While this could be read as a criticism of The Female for making herself vulnerable, it is more of a criticism of the prevention of female autonomy and circumstances in which vulnerability can only be prevented through violence and self-alienation. In the mechanics of postfeminism – women are complicit in patriarchal violence or it is brought against them. Amber’s infectious refusal to assimilate is one of the most protective elements of her character, and her freeing fatalism releases Eve into a wilderness of self-exploration with a kiss, while releasing the rest of the family from their cycles of despair. Amber’s intervention and exit provides a renewal for the family that The Female is not offered or allowed because of her dependency on masculine ideologies of control. While the family watch The Lady Vanishes, Michael reflects on his newfound sense of security having escaped into film, no longer willing himself against his family, but being part of a unified experience that rewards him without forcing him to demonstrate his autonomy to himself:
“Or maybe it was just the watching something good in a dark room, with other people watching it the same way he was. Whatever it was, he felt expansive, bigger than himself about it. And he hadn’t thought once about feeling bad, not once, all the way through it.” (Smith, 281)
In Horton’s words, “The novel understands these characters' psychic and familial interrelations precisely as a product of capitalism's wish-fulfilment system, envisioned in terms of elitist, patriarchal, and nationalist contemporary social discourses” (Horton, 644). While Amber resurrects the Smarts and repurposes them The Female is too enmeshed in the language and aesthetics of destruction and masculinity to be immune to its violence in the way Amber is.

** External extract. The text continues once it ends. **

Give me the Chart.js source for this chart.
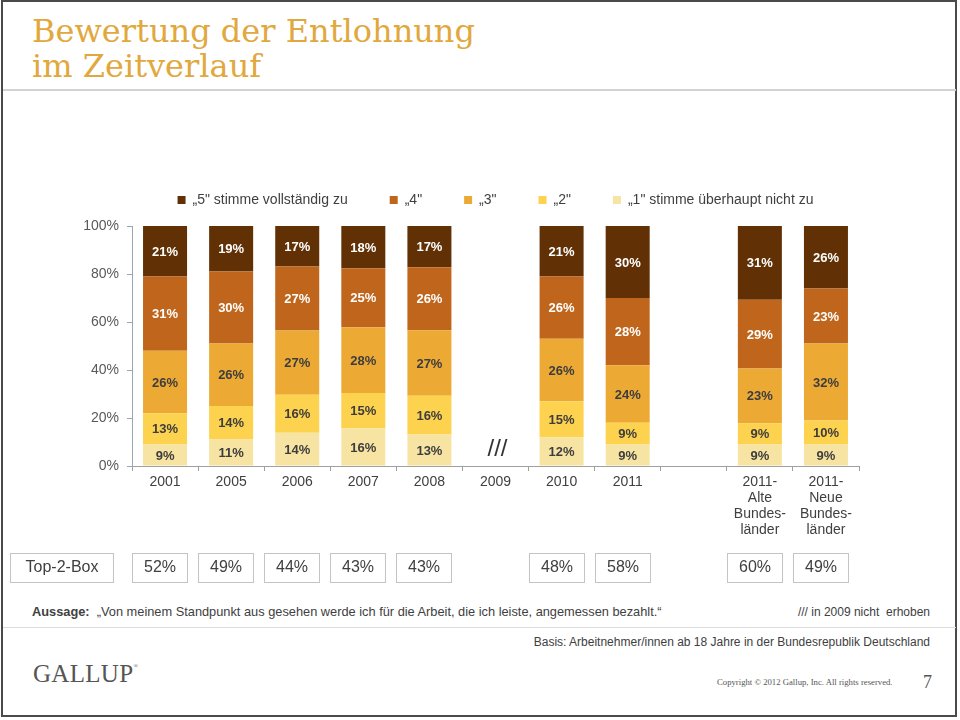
<!DOCTYPE html>
<html lang="de">
<head>
<meta charset="utf-8">
<title>Bewertung der Entlohnung im Zeitverlauf</title>
<script src="https://cdn.jsdelivr.net/npm/chart.js@4.4.1/dist/chart.umd.min.js"></script>
<style>
  html, body { margin: 0; padding: 0; background: #fff; }
  body { width: 960px; height: 720px; position: relative; overflow: hidden; font-family: "Liberation Sans", Arial, sans-serif; }
  .frame { position: absolute; left: 1px; top: 0; width: 956px; height: 717px; border: 2px solid #4a4a4a; box-sizing: border-box; }
  .titel { position: absolute; left: 32px; top: 14px; margin: 0; font: 32px/35px "DejaVu Serif", serif; color: #e1a83d; font-weight: normal; }
  .rule { position: absolute; left: 3px; right: 4px; height: 0; border-top: 2px solid #d2d2d2; }
  #chartBox { position: absolute; left: 0; top: 100px; width: 960px; height: 500px; }
  .aussage { position: absolute; left: 32px; top: 604px; font-size: 12.8px; color: #404040; }
  .aussage b { color: #404040; }
  .hinweis { position: absolute; right: 30px; top: 605px; font-size: 12px; color: #404040; }
  .basis { position: absolute; right: 30px; top: 635px; font-size: 12px; color: #404040; }
  .logo { position: absolute; left: 33px; top: 660px; font: 25px "Liberation Serif", serif; color: #555; letter-spacing: 0.3px; }
  .logo sup { font-size: 6px; vertical-align: 14px; }
  .copy { position: absolute; left: 717px; top: 677px; font: 8.7px "Liberation Serif", serif; color: #555; }
  .seite { position: absolute; left: 923px; top: 672px; font: 18px "Liberation Serif", serif; color: #555; }
</style>
</head>
<body>
<div class="frame"></div>
<h1 class="titel">Bewertung der Entlohnung<br>im Zeitverlauf</h1>
<div class="rule" style="top:89px"></div>

<div id="chartBox"><canvas id="chartEntlohnung"></canvas></div>

<div class="aussage"><b>Aussage:</b>&nbsp; „Von meinem Standpunkt aus gesehen werde ich für die Arbeit, die ich leiste, angemessen bezahlt.“</div>
<div class="hinweis">/// in 2009 nicht&nbsp; erhoben</div>
<div class="rule" style="top:627px; border-top:1px solid #dcdcdc"></div>
<div class="basis">Basis: Arbeitnehmer/innen ab 18 Jahre in der Bundesrepublik Deutschland</div>
<div class="logo">GALLUP<sup>®</sup></div>
<div class="copy">Copyright © 2012 Gallup, Inc. All rights reserved.</div>
<div class="seite">7</div>

<script>
/* Daten */
const kategorien = ['2001', '2005', '2006', '2007', '2008', '2009', '2010', '2011', '',
  ['2011-', 'Alte', 'Bundes-', 'länder'], ['2011-', 'Neue', 'Bundes-', 'länder']];
// von unten ("1") nach oben ("5")
const stufe1 = [9, 11, 14, 16, 13, null, 12, 9, null, 9, 9];
const stufe2 = [13, 14, 16, 15, 16, null, 15, 9, null, 9, 10];
const stufe3 = [26, 26, 27, 28, 27, null, 26, 24, null, 23, 32];
const stufe4 = [31, 30, 27, 25, 26, null, 26, 28, null, 29, 23];
const stufe5 = [21, 19, 17, 18, 17, null, 21, 30, null, 31, 26];
const top2Box = [52, 49, 44, 43, 43, null, 48, 58, null, 60, 49];
const yTicks = [0, 20, 40, 60, 80, 100];
const legendenText = ['„1" stimme überhaupt nicht zu', '„2"', '„3"', '„4"', '„5" stimme vollständig zu'];

const farben = ['#f7e4a2', '#fdd24f', '#ecaa35', '#c0661c', '#613105'];
const textFarben = ['#3d3d3d', '#3d3d3d', '#3d3d3d', '#ffffff', '#ffffff'];
const alleStufen = [stufe1, stufe2, stufe3, stufe4, stufe5];
const schrift = '"Liberation Sans", Arial, sans-serif';

/* 100%-Stapel: jede Säule auf ihre Summe bezogen */
const summen = kategorien.map((k, j) => {
  let s = 0;
  alleStufen.forEach(st => { if (st[j] != null) s += st[j]; });
  return s;
});
function anteil(st) {
  return st.map((v, j) => v == null ? null : v / summen[j] * 100);
}

/* Beschriftungen, /// und Top-2-Box */
const beschriftung = {
  id: 'beschriftung',
  afterLayout(chart) {
    chart.legend.top -= 9;
    chart.legend.bottom -= 9;
  },
  afterDatasetsDraw(chart) {
    const c = chart.ctx;
    const xs = chart.scales.x;
    const ys = chart.scales.y;
    c.save();
    c.textAlign = 'center';
    c.textBaseline = 'middle';
    c.font = 'bold 13px ' + schrift;
    alleStufen.forEach((st, i) => {
      const meta = chart.getDatasetMeta(i);
      meta.data.forEach((bar, j) => {
        if (st[j] == null) return;
        const p = bar.getProps(['x', 'y', 'base'], true);
        c.fillStyle = textFarben[i];
        c.fillText(st[j] + '%', p.x, (p.y + p.base) / 2 + 1);
      });
    });

    c.font = '24px ' + schrift;
    c.fillStyle = '#333';
    c.fillText('///', xs.getPixelForValue(5) + 2, ys.getPixelForValue(7));

    c.strokeStyle = '#c4c4c4';
    c.lineWidth = 1;
    c.font = '16px ' + schrift;
    c.fillStyle = '#404040';
    const boxTop = 453;
    c.strokeRect(10.5, boxTop + 0.5, 103, 29);
    c.fillText('Top-2-Box', 62, boxTop + 15);
    top2Box.forEach((v, j) => {
      if (v == null) return;
      const cx = Math.round(xs.getPixelForValue(j) - 5);
      c.strokeRect(cx - 27.5, boxTop + 0.5, 55, 29);
      c.fillText(v + '%', cx, boxTop + 15);
    });
    c.restore();
  }
};

new Chart(document.getElementById('chartEntlohnung'), {
  type: 'bar',
  data: {
    labels: kategorien,
    datasets: alleStufen.map((st, i) => ({
      label: legendenText[i],
      data: anteil(st),
      backgroundColor: farben[i],
      borderColor: farben[i],
      borderWidth: 0,
      categoryPercentage: 1,
      barPercentage: 0.666
    }))
  },
  options: {
    responsive: true,
    maintainAspectRatio: false,
    animation: false,
    layout: { padding: { top: 60, right: 101, bottom: 54, left: 0 } },
    plugins: {
      tooltip: { enabled: false },
      legend: {
        position: 'top',
        fullSize: false,
        reverse: true,
        labels: {
          boxWidth: 8,
          boxHeight: 8,
          padding: 42,
          color: '#404040',
          font: { family: schrift, size: 14 }
        }
      }
    },
    scales: {
      x: {
        stacked: true,
        afterFit(scale) { scale.height = 80; },
        grid: { offset: true, drawOnChartArea: false, drawTicks: true, tickLength: 5, color: '#a0a0a0' },
        border: { display: true, color: '#a0a0a0' },
        ticks: { color: '#404040', padding: 3, maxRotation: 0, autoSkip: false, font: { family: schrift, size: 14, lineHeight: 1.15 } }
      },
      y: {
        stacked: true,
        min: 0,
        max: 100,
        afterFit(scale) { scale.width = 132; },
        afterBuildTicks(scale) { scale.ticks = yTicks.map(v => ({ value: v })); },
        grid: { drawOnChartArea: false, drawTicks: true, tickLength: 5, color: '#9aa6b4' },
        border: { display: true, color: '#9aa6b4' },
        ticks: { color: '#595959', padding: 8, font: { family: schrift, size: 14 }, callback: v => v + '%' }
      }
    }
  },
  plugins: [beschriftung]
});
</script>
</body>
</html>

Solitude is unsafe, and assimilation is unsafe because unlike Amber, The Female is answerable to a man: both before and after her assimilation she is bound to masculinity. These fantasies of enlightenment, nourishment, and connection play out with anti-realist imagery and iconography to impart the importance of autonomy and the inefficacy of assimilation as a means of self-protection from the patriarchal capitalistic conditions that prey on vulnerability.